Tu as également ressortis des cassettes ?
Lorsque je ressors quelque chose je le fait sur tous les formats, cassette, CDs, vinyle et digital. Le label était la suite logique, beaucoup de gens demandaient des sorties. C’est une bonne chose si je peux aider les artistes à toucher un peu d’argent et à choper des dates. Un distributeur m’a contacté et m’a demandé si je voulais continuer à ruiner ma vie car si c’était le cas il pouvait m’aider à commencer un label.
Je travaillais déjà dans l’industrie musicale en tant qu’attaché de presse à New York, j’étais assez confiant pour me lancer. J’avais travaillé avec un grand nombre d’artiste dans le Jazz, dans les musiques africaines mais également des groupes comme Battles…
Je pense qu’une des raisons du succès d’Awesome Tapes From Africa est que parmi tout les gens qui sortent des disques, peu d’entre eux font en sorte de communiquer sur leur production. Vous pourriez mettre tous les disques parus au Mali sur iTunes, personne ne serait au courant et donc personne n’achèterait. Il faut créer de la visibilité et de l’intérêt. C’est ce que j’essaye de faire avec Awesome Tapes From Africa, j’essaye de construire une plateforme pour donner plus de visibilité à ces artistes.
Attaché de presse est un travail ingrat, n’as-tu jamais été déçu par cette industrie ?
Faire la transition de l’ethnomusicologie à la promotion était étrange car je suis passé d’un monde fait de détails et de nuances à un monde stressant plein de désenchantement.
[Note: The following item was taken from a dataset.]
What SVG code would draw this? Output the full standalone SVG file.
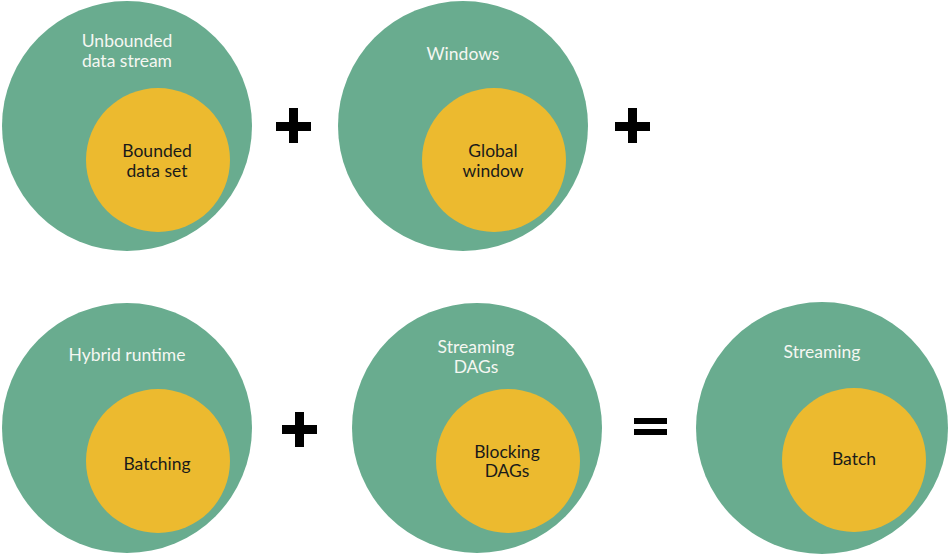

Lorsque je suis revenu du Ghana, j’ai bien compris que je ne continuerai pas mes études, je ne voulais pas faire de doctorat et je ne voulais pas enseigner ni écrire. Après un an passé là-bas, j’ai réalisé que cela n’aiderait pas plus les gens sur place d’écrire un ouvrage supplémentaire sur la musique en Afrique. Je voulais contribuer à ma façon. J’ai fait ce travail d’attaché de presse pendant sept ans, et cela m’a déprimé, terni mon âme, mais c’était le job dont je rêvais et j’ai déménagé à New York pour le faire.